Crédits photo : Yann Gourvennec
Je ne suis pas sûr que les conditions soient les mêmes.
Kennedy a gouverné une Amérique extraordinairement prospère. Macron doit réaliser un changement radical, systémique, dans un pays qui ne croit plus en lui. Il n’est pas inquiétant qu’il ait aussi peu de monde derrière lui, il est extraordinairement surprenant qu’il ait été élu. (Quand il a annoncé sa candidature, j’avais a peu près bien vu le mécanisme qui pouvait le faire élire, mais je pensais qu’il avait une probabilité quasi nulle de réussir. Et, avec le recul, je le pense toujours.)

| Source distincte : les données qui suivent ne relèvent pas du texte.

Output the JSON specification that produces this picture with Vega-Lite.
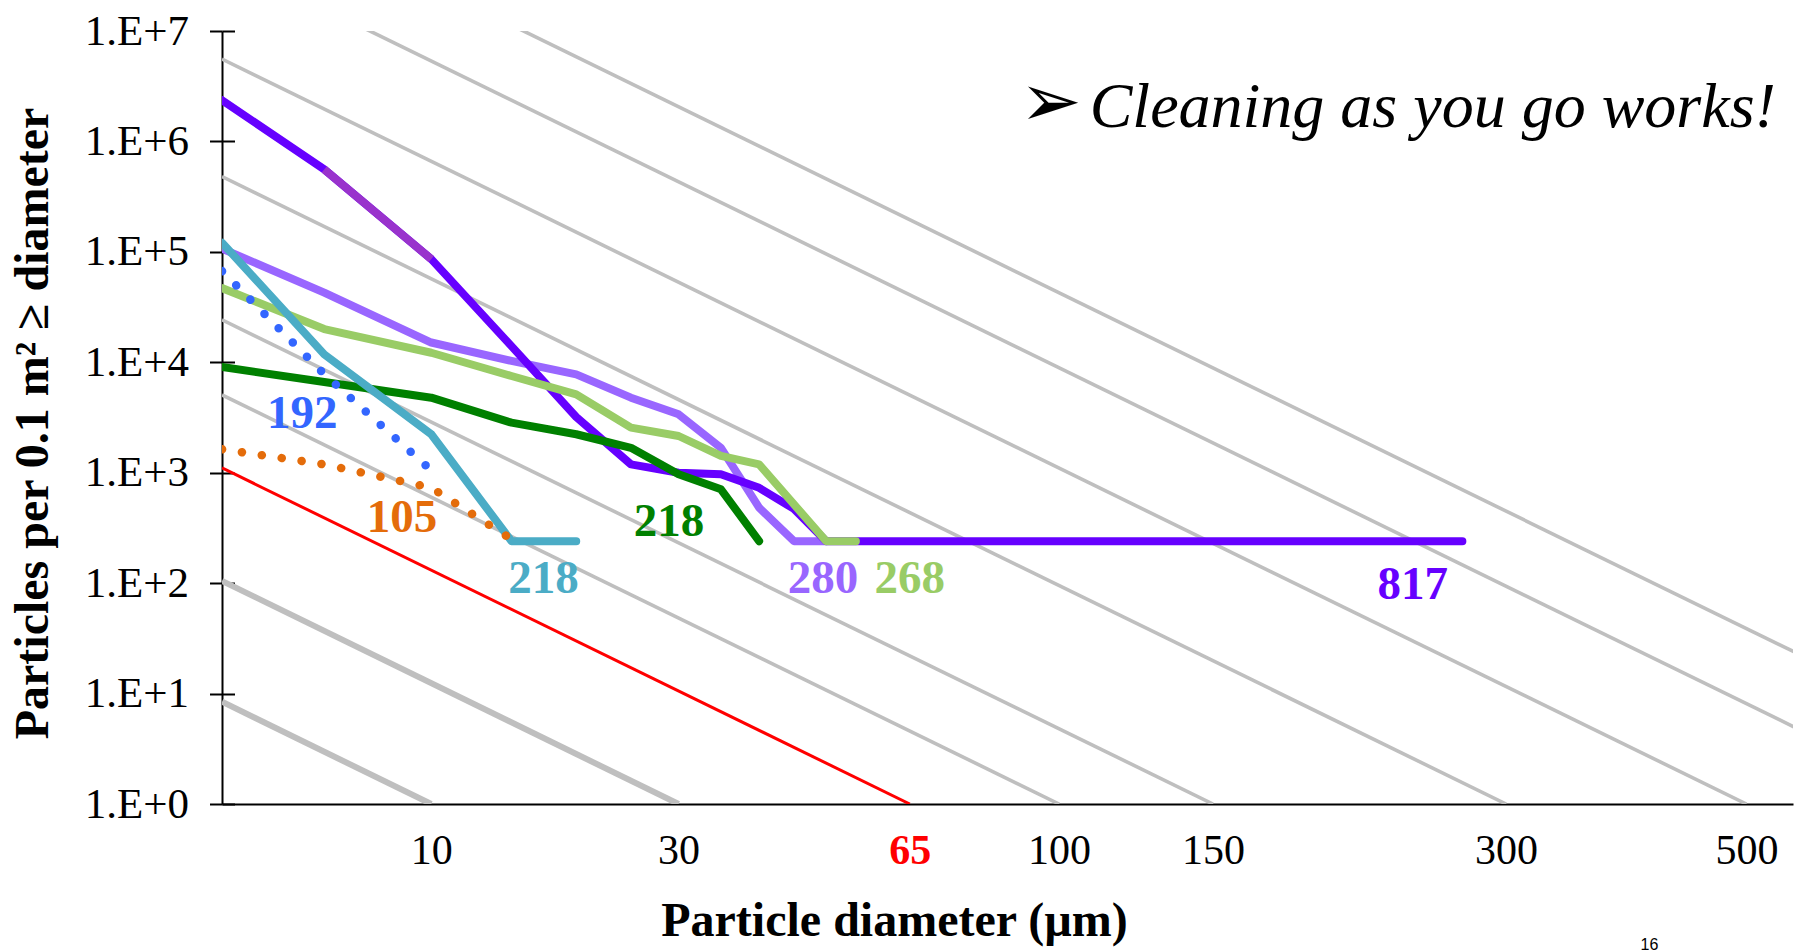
{
  "$schema": "https://vega.github.io/schema/vega-lite/v6.json",
  "width": 1571,
  "height": 773,
  "autosize": "none",
  "padding": {"left": 222, "top": 31, "right": 13, "bottom": 148},
  "background": "white",
  "config": {"view": {"stroke": null}, "font": "Liberation Serif"},
  "data": {"values": [
    {"kind": "ref", "s": "L10", "L": 10, "d": 1, "n": 8.43},
    {"kind": "ref", "s": "L10", "L": 10, "d": 10, "n": 1},
    {"kind": "ref", "s": "L30", "L": 30, "d": 1, "n": 104.8},
    {"kind": "ref", "s": "L30", "L": 30, "d": 30, "n": 1},
    {"kind": "ref", "s": "L100", "L": 100, "d": 1, "n": 5058},
    {"kind": "ref", "s": "L100", "L": 100, "d": 100, "n": 1},
    {"kind": "ref", "s": "L150", "L": 150, "d": 1, "n": 24265},
    {"kind": "ref", "s": "L150", "L": 150, "d": 150, "n": 1},
    {"kind": "ref", "s": "L300", "L": 300, "d": 1, "n": 480900},
    {"kind": "ref", "s": "L300", "L": 300, "d": 300, "n": 1},
    {"kind": "ref", "s": "L500", "L": 500, "d": 1, "n": 5565000},
    {"kind": "ref", "s": "L500", "L": 500, "d": 500, "n": 1},
    {"kind": "ref", "s": "L750", "L": 750, "d": 1, "n": 45110000},
    {"kind": "ref", "s": "L750", "L": 750, "d": 750, "n": 1},
    {"kind": "ref", "s": "L1000", "L": 1000, "d": 1, "n": 215800000},
    {"kind": "ref", "s": "L1000", "L": 1000, "d": 1000, "n": 1},
    {"kind": "limit", "s": "65", "d": 1, "n": 1105},
    {"kind": "limit", "s": "65", "d": 65, "n": 1},
    {"kind": "solid", "s": "280", "d": 1, "n": 107000},
    {"kind": "solid", "s": "280", "d": 5, "n": 42700},
    {"kind": "solid", "s": "280", "d": 10, "n": 15100},
    {"kind": "solid", "s": "280", "d": 15, "n": 10300},
    {"kind": "solid", "s": "280", "d": 20, "n": 7780},
    {"kind": "solid", "s": "280", "d": 25, "n": 4780},
    {"kind": "solid", "s": "280", "d": 30, "n": 3380},
    {"kind": "solid", "s": "280", "d": 35, "n": 1680},
    {"kind": "solid", "s": "280", "d": 40, "n": 482},
    {"kind": "solid", "s": "280", "d": 45, "n": 240},
    {"kind": "solid", "s": "280", "d": 50, "n": 240},
    {"kind": "solid", "s": "817", "d": 1, "n": 2360000},
    {"kind": "solid", "s": "817", "d": 5, "n": 559000},
    {"kind": "solid", "s": "817", "d": 10, "n": 86000},
    {"kind": "solid", "s": "817", "d": 15, "n": 14000},
    {"kind": "solid", "s": "817", "d": 20, "n": 3200},
    {"kind": "solid", "s": "817", "d": 25, "n": 1190},
    {"kind": "solid", "s": "817", "d": 30, "n": 1000},
    {"kind": "solid", "s": "817", "d": 35, "n": 970},
    {"kind": "solid", "s": "817", "d": 40, "n": 730},
    {"kind": "solid", "s": "817", "d": 45, "n": 470},
    {"kind": "solid", "s": "817", "d": 50, "n": 240},
    {"kind": "solid", "s": "817", "d": 272, "n": 240},
    {"kind": "solid", "s": "268", "d": 1, "n": 47000},
    {"kind": "solid", "s": "268", "d": 5, "n": 20000},
    {"kind": "solid", "s": "268", "d": 10, "n": 12200},
    {"kind": "solid", "s": "268", "d": 15, "n": 7510},
    {"kind": "solid", "s": "268", "d": 20, "n": 5130},
    {"kind": "solid", "s": "268", "d": 25, "n": 2560},
    {"kind": "solid", "s": "268", "d": 30, "n": 2150},
    {"kind": "solid", "s": "268", "d": 35, "n": 1420},
    {"kind": "solid", "s": "268", "d": 40, "n": 1190},
    {"kind": "solid", "s": "268", "d": 50, "n": 240},
    {"kind": "solid", "s": "268", "d": 55, "n": 240},
    {"kind": "solid", "s": "218g", "d": 1, "n": 9060},
    {"kind": "solid", "s": "218g", "d": 5, "n": 6640},
    {"kind": "solid", "s": "218g", "d": 10, "n": 4780},
    {"kind": "solid", "s": "218g", "d": 15, "n": 2840},
    {"kind": "solid", "s": "218g", "d": 20, "n": 2230},
    {"kind": "solid", "s": "218g", "d": 25, "n": 1680},
    {"kind": "solid", "s": "218g", "d": 30, "n": 970},
    {"kind": "solid", "s": "218g", "d": 35, "n": 707},
    {"kind": "solid", "s": "218g", "d": 40, "n": 240},
    {"kind": "solid", "s": "218t", "d": 1, "n": 121000},
    {"kind": "solid", "s": "218t", "d": 5, "n": 11800},
    {"kind": "solid", "s": "218t", "d": 10, "n": 2230},
    {"kind": "solid", "s": "218t", "d": 15, "n": 240},
    {"kind": "solid", "s": "218t", "d": 20, "n": 240},
    {"kind": "seg", "s": "817seg", "d": 5, "n": 559000},
    {"kind": "seg", "s": "817seg", "d": 10, "n": 86000},
    {"kind": "dot", "s": "192", "d": 1, "n": 67000},
    {"kind": "dot", "s": "192", "d": 5, "n": 7800},
    {"kind": "dot", "s": "192", "d": 10, "n": 1050},
    {"kind": "dot", "s": "105", "d": 1, "n": 1630},
    {"kind": "dot", "s": "105", "d": 5, "n": 1190},
    {"kind": "dot", "s": "105", "d": 10, "n": 731},
    {"kind": "dot", "s": "105", "d": 15, "n": 250},
    {"kind": "label", "s": "192", "t": "192", "d": 4.16, "n": 2557},
    {"kind": "label", "s": "105", "t": "105", "d": 8.455, "n": 292},
    {"kind": "label", "s": "218t", "t": "218", "d": 17.35, "n": 80.9},
    {"kind": "label", "s": "218g", "t": "218", "d": 28.93, "n": 267},
    {"kind": "label", "s": "280", "t": "280", "d": 49.5, "n": 80.9},
    {"kind": "label", "s": "268", "t": "268", "d": 64.97, "n": 80.9},
    {"kind": "label", "s": "817", "t": "817", "d": 242.8, "n": 71.8},
    {"kind": "note", "t": "Cleaning as you go works!", "d": 108.7, "n": 1350000},
    {"kind": "arrow", "t": "➢", "d": 97.7, "n": 1380000},
    {"kind": "page", "t": "16", "d": 409, "n": 0.0477}
  ]},
  "transform": [{"calculate": "pow(log(datum.d) / LN10, 2)", "as": "u"}],
  "resolve": {"axis": {"y": "independent"}},
  "encoding": {
    "x": {"field": "u", "type": "quantitative", "scale": {"domain": [0, 7.507], "nice": false, "zero": false},
      "axis": {"values": [1, 2.181887, 3.286654, 4, 4.735374, 6.136131, 7.284439],
        "labelExpr": "format(pow(10, sqrt(datum.value)), '.0f')",
        "labelFont": "Liberation Serif", "labelFontSize": 42,
        "labelColor": {"condition": {"test": "abs(datum.value - 3.286654) < 0.01", "value": "#FF0000"}, "value": "black"},
        "labelFontWeight": {"condition": {"test": "abs(datum.value - 3.286654) < 0.01", "value": "bold"}, "value": "normal"},
        "labelPadding": 26, "labelOverlap": false, "labelFlush": false,
        "ticks": false, "tickSize": 0, "grid": false,
        "domainColor": "black", "domainWidth": 2,
        "title": "Particle diameter (µm)", "titleFont": "Liberation Serif", "titleFontSize": 48, "titleFontWeight": "bold", "titleColor": "black",
        "titleX": 672, "titleY": 131, "titleAlign": "center", "titleBaseline": "alphabetic"}}
  },
  "layer": [
    {
      "transform": [{"filter": "datum.kind === 'ref'"}],
      "mark": {"type": "line", "clip": true, "color": "#BFBFBF"},
      "encoding": {
        "y": {"field": "n", "type": "quantitative", "scale": {"type": "log", "domain": [1, 10000000], "nice": false},
          "axis": {"orient": "left", "offset": -12.5, "tickSize": 12.5, "labels": false, "domain": false, "ticks": true, "tickColor": "black", "tickWidth": 2, "grid": false, "title": null,
            "values": [1, 10, 100, 1000, 10000, 100000, 1000000, 10000000]}},
        "detail": {"field": "s"},
        "strokeWidth": {"condition": {"test": "datum.L <= 30", "value": 6}, "value": 3.6}
      }
    },
    {
      "encoding": {
        "y": {"field": "n", "type": "quantitative", "scale": {"type": "log", "domain": [1, 10000000], "nice": false},
          "axis": {"orient": "left", "values": [1, 10, 100, 1000, 10000, 100000, 1000000, 10000000],
            "labelExpr": "'1.E+' + round(log(datum.value) / LN10)",
            "labelFont": "Liberation Serif", "labelFontSize": 43, "labelColor": "black", "labelPadding": 21, "labelOverlap": false, "labelFlush": false,
            "tickSize": 12.5, "tickColor": "black", "tickWidth": 2, "domainColor": "black", "domainWidth": 2, "grid": false,
            "title": "Particles per 0.1 m² ≥ diameter", "titleFont": "Liberation Serif", "titleFontSize": 48, "titleFontWeight": "bold", "titleColor": "black",
            "titleX": -175, "titleY": 392, "titleAngle": -90, "titleAlign": "center", "titleBaseline": "alphabetic"}}
      },
      "layer": [
        {
          "transform": [{"filter": "datum.kind === 'limit'"}],
          "mark": {"type": "line", "clip": true, "color": "#FF0000", "strokeWidth": 3}
        },
        {
          "transform": [{"filter": "datum.kind === 'solid'"}],
          "mark": {"type": "line", "clip": true, "strokeWidth": 8, "strokeCap": "round", "strokeJoin": "round"},
          "encoding": {
            "color": {"field": "s", "type": "nominal", "legend": null,
              "scale": {"domain": ["280", "817", "268", "218g", "218t", "817seg", "192", "105", "65"],
                "range": ["#9966FF", "#6600FF", "#99CC66", "#008000", "#4BACC6", "#9933CC", "#3366FF", "#E46C0A", "#FF0000"]}}
          }
        },
        {
          "transform": [{"filter": "datum.kind === 'seg'"}],
          "mark": {"type": "line", "clip": true, "strokeWidth": 8, "strokeCap": "butt", "strokeJoin": "round"},
          "encoding": {"color": {"field": "s", "type": "nominal", "legend": null}}
        },
        {
          "transform": [{"filter": "datum.kind === 'dot'"}],
          "mark": {"type": "line", "clip": true, "strokeWidth": 8.5, "strokeCap": "round", "strokeDash": [0.1, 20]},
          "encoding": {"color": {"field": "s", "type": "nominal", "legend": null}}
        },
        {
          "transform": [{"filter": "datum.kind === 'label'"}],
          "mark": {"type": "text", "font": "Liberation Serif", "fontSize": 47, "fontWeight": "bold", "align": "center", "baseline": "alphabetic"},
          "encoding": {"text": {"field": "t"}, "color": {"field": "s", "type": "nominal", "legend": null}}
        },
        {
          "transform": [{"filter": "datum.kind === 'note'"}],
          "mark": {"type": "text", "font": "Liberation Serif", "fontSize": 64, "fontStyle": "italic", "align": "left", "baseline": "alphabetic", "color": "black"},
          "encoding": {"text": {"field": "t"}}
        },
        {
          "transform": [{"filter": "datum.kind === 'arrow'"}],
          "mark": {"type": "text", "font": "DejaVu Sans", "fontSize": 74, "align": "center", "baseline": "alphabetic", "color": "black"},
          "encoding": {"text": {"field": "t"}}
        },
        {
          "transform": [{"filter": "datum.kind === 'page'"}],
          "mark": {"type": "text", "font": "Liberation Sans", "fontSize": 16, "align": "center", "baseline": "alphabetic", "color": "black"},
          "encoding": {"text": {"field": "t"}}
        }
      ]
    }
  ]
}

Quant à Kennedy, il n’est pas sûr qu’il ait été un bon président. Eisenhower savait les Soviétiques faibles, et voulait éviter à tout prix une course à l’armement. Kennedy s’y est engagé, sans savoir la maîtriser. On peut se demander si ce n’est pas ce qui a produit le déficit chronique des USA, qui, à son tour, a amené le démantèlement de ce qui avait été prévu par les vainqueurs de la guerre, pour éviter que ses conditions ne se reproduisent.
(PATTERSON, James T., Grand Expectations: The United States, 1945-1974, Oxford University Press, 1996.)